#### [Data shown]
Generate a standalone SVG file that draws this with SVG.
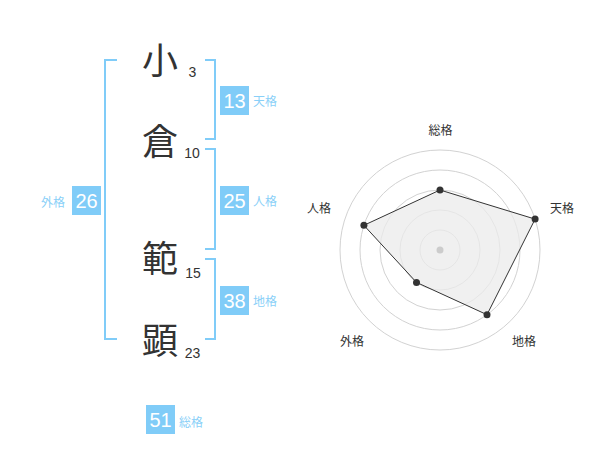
<svg xmlns="http://www.w3.org/2000/svg" width="600" height="470" viewBox="0 0 600 470">
<style>
.ch{font-family:"Noto Sans CJK JP","Noto Sans CJK SC",sans-serif;font-size:36px;fill:#333;text-anchor:middle}
.num{font-family:"Liberation Sans",Arial,sans-serif;font-size:14px;fill:#333;text-anchor:middle}
.br{fill:none;stroke:#80ccf8;stroke-width:2}
.box{fill:#80ccf8}
.bn{font-family:"Liberation Sans",Arial,sans-serif;font-size:20px;fill:#fff;text-anchor:middle}
.lb{font-family:"Noto Sans CJK JP","Noto Sans CJK SC",sans-serif;font-size:12px;fill:#8ad0f8}
.rl{font-family:"Noto Sans CJK JP","Noto Sans CJK SC",sans-serif;font-size:12px;fill:#333;text-anchor:middle}
.ring{fill:none;stroke:#d2d2d2;stroke-width:1}
.pt{fill:#333}
</style>
<rect width="600" height="470" fill="#fff"/>
<g id="chars">
<g id="c1"><text class="ch" x="160" y="74">小</text><text class="num" x="192.5" y="77">3</text></g>
<g id="c2"><text class="ch" x="160" y="155">倉</text><text class="num" x="192" y="158">10</text></g>
<g id="c3"><text class="ch" x="160" y="272">範</text><text class="num" x="193" y="278">15</text></g>
<g id="c4"><text class="ch" x="160" y="354">顕</text><text class="num" x="192.5" y="358">23</text></g>
</g>
<g id="connectors">
<path class="br" d="M117,60 H105 V339 H117"/>
<path class="br" d="M205,60 H215 V139 H205"/>
<path class="br" d="M205,149 H215 V249 H205"/>
<path class="br" d="M205,259 H215 V339 H205"/>
</g>
<g id="tenkaku"><rect class="box" x="220" y="86" width="29" height="29"/><text class="bn" x="234.5" y="108">13</text><text class="lb" x="253" y="106">天格</text></g>
<g id="jinkaku"><rect class="box" x="220" y="186" width="29" height="29"/><text class="bn" x="234.5" y="208">25</text><text class="lb" x="253" y="206">人格</text></g>
<g id="chikaku"><rect class="box" x="220" y="286" width="29" height="29"/><text class="bn" x="234.5" y="308">38</text><text class="lb" x="253" y="306">地格</text></g>
<g id="gaikaku"><rect class="box" x="72" y="186" width="29" height="29"/><text class="bn" x="86.5" y="208">26</text><text class="lb" x="65" y="207" text-anchor="end">外格</text></g>
<g id="soukaku"><rect class="box" x="146" y="405" width="29" height="29"/><text class="bn" x="160.5" y="427">51</text><text class="lb" x="179" y="427">総格</text></g>
<g id="radar">
<circle class="ring" cx="440" cy="250" r="20"/>
<circle class="ring" cx="440" cy="250" r="40"/>
<circle class="ring" cx="440" cy="250" r="60"/>
<circle class="ring" cx="440" cy="250" r="80"/>
<circle class="ring" cx="440" cy="250" r="100"/>
<polygon points="440,190 535.1,219.1 487,314.7 416.5,282.4 363.9,225.3" fill="#ebebeb" fill-opacity="0.75" stroke="#333" stroke-width="1"/>
<circle cx="440" cy="250" r="3.5" fill="#ccc"/>
<circle class="pt" cx="440" cy="190" r="3.5"/>
<circle class="pt" cx="535.1" cy="219.1" r="3.5"/>
<circle class="pt" cx="487" cy="314.7" r="3.5"/>
<circle class="pt" cx="416.5" cy="282.4" r="3.5"/>
<circle class="pt" cx="363.9" cy="225.3" r="3.5"/>
<text class="rl" x="440.5" y="135">総格</text>
<text class="rl" x="562" y="213">天格</text>
<text class="rl" x="524" y="345.5">地格</text>
<text class="rl" x="352" y="345.5">外格</text>
<text class="rl" x="319" y="213">人格</text>
</g>
</svg>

#### [Stated exercise]
Skip every picture and transcribe the data above exactly.

#### [Result]
Generate a standalone SVG file that draws this with SVG.
<svg xmlns="http://www.w3.org/2000/svg" width="600" height="470" viewBox="0 0 600 470">
<style>
.ch{font-family:"Noto Sans CJK JP","Noto Sans CJK SC",sans-serif;font-size:36px;fill:#333;text-anchor:middle}
.num{font-family:"Liberation Sans",Arial,sans-serif;font-size:14px;fill:#333;text-anchor:middle}
.br{fill:none;stroke:#80ccf8;stroke-width:2}
.box{fill:#80ccf8}
.bn{font-family:"Liberation Sans",Arial,sans-serif;font-size:20px;fill:#fff;text-anchor:middle}
.lb{font-family:"Noto Sans CJK JP","Noto Sans CJK SC",sans-serif;font-size:12px;fill:#8ad0f8}
.rl{font-family:"Noto Sans CJK JP","Noto Sans CJK SC",sans-serif;font-size:12px;fill:#333;text-anchor:middle}
.ring{fill:none;stroke:#d2d2d2;stroke-width:1}
.pt{fill:#333}
</style>
<rect width="600" height="470" fill="#fff"/>
<g id="chars">
<g id="c1"><text class="ch" x="160" y="74">小</text><text class="num" x="192.5" y="77">3</text></g>
<g id="c2"><text class="ch" x="160" y="155">倉</text><text class="num" x="192" y="158">10</text></g>
<g id="c3"><text class="ch" x="160" y="272">範</text><text class="num" x="193" y="278">15</text></g>
<g id="c4"><text class="ch" x="160" y="354">顕</text><text class="num" x="192.5" y="358">23</text></g>
</g>
<g id="connectors">
<path class="br" d="M117,60 H105 V339 H117"/>
<path class="br" d="M205,60 H215 V139 H205"/>
<path class="br" d="M205,149 H215 V249 H205"/>
<path class="br" d="M205,259 H215 V339 H205"/>
</g>
<g id="tenkaku"><rect class="box" x="220" y="86" width="29" height="29"/><text class="bn" x="234.5" y="108">13</text><text class="lb" x="253" y="106">天格</text></g>
<g id="jinkaku"><rect class="box" x="220" y="186" width="29" height="29"/><text class="bn" x="234.5" y="208">25</text><text class="lb" x="253" y="206">人格</text></g>
<g id="chikaku"><rect class="box" x="220" y="286" width="29" height="29"/><text class="bn" x="234.5" y="308">38</text><text class="lb" x="253" y="306">地格</text></g>
<g id="gaikaku"><rect class="box" x="72" y="186" width="29" height="29"/><text class="bn" x="86.5" y="208">26</text><text class="lb" x="65" y="207" text-anchor="end">外格</text></g>
<g id="soukaku"><rect class="box" x="146" y="405" width="29" height="29"/><text class="bn" x="160.5" y="427">51</text><text class="lb" x="179" y="427">総格</text></g>
<g id="radar">
<circle class="ring" cx="440" cy="250" r="20"/>
<circle class="ring" cx="440" cy="250" r="40"/>
<circle class="ring" cx="440" cy="250" r="60"/>
<circle class="ring" cx="440" cy="250" r="80"/>
<circle class="ring" cx="440" cy="250" r="100"/>
<polygon points="440,190 535.1,219.1 487,314.7 416.5,282.4 363.9,225.3" fill="#ebebeb" fill-opacity="0.75" stroke="#333" stroke-width="1"/>
<circle cx="440" cy="250" r="3.5" fill="#ccc"/>
<circle class="pt" cx="440" cy="190" r="3.5"/>
<circle class="pt" cx="535.1" cy="219.1" r="3.5"/>
<circle class="pt" cx="487" cy="314.7" r="3.5"/>
<circle class="pt" cx="416.5" cy="282.4" r="3.5"/>
<circle class="pt" cx="363.9" cy="225.3" r="3.5"/>
<text class="rl" x="440.5" y="135">総格</text>
<text class="rl" x="562" y="213">天格</text>
<text class="rl" x="524" y="345.5">地格</text>
<text class="rl" x="352" y="345.5">外格</text>
<text class="rl" x="319" y="213">人格</text>
</g>
</svg>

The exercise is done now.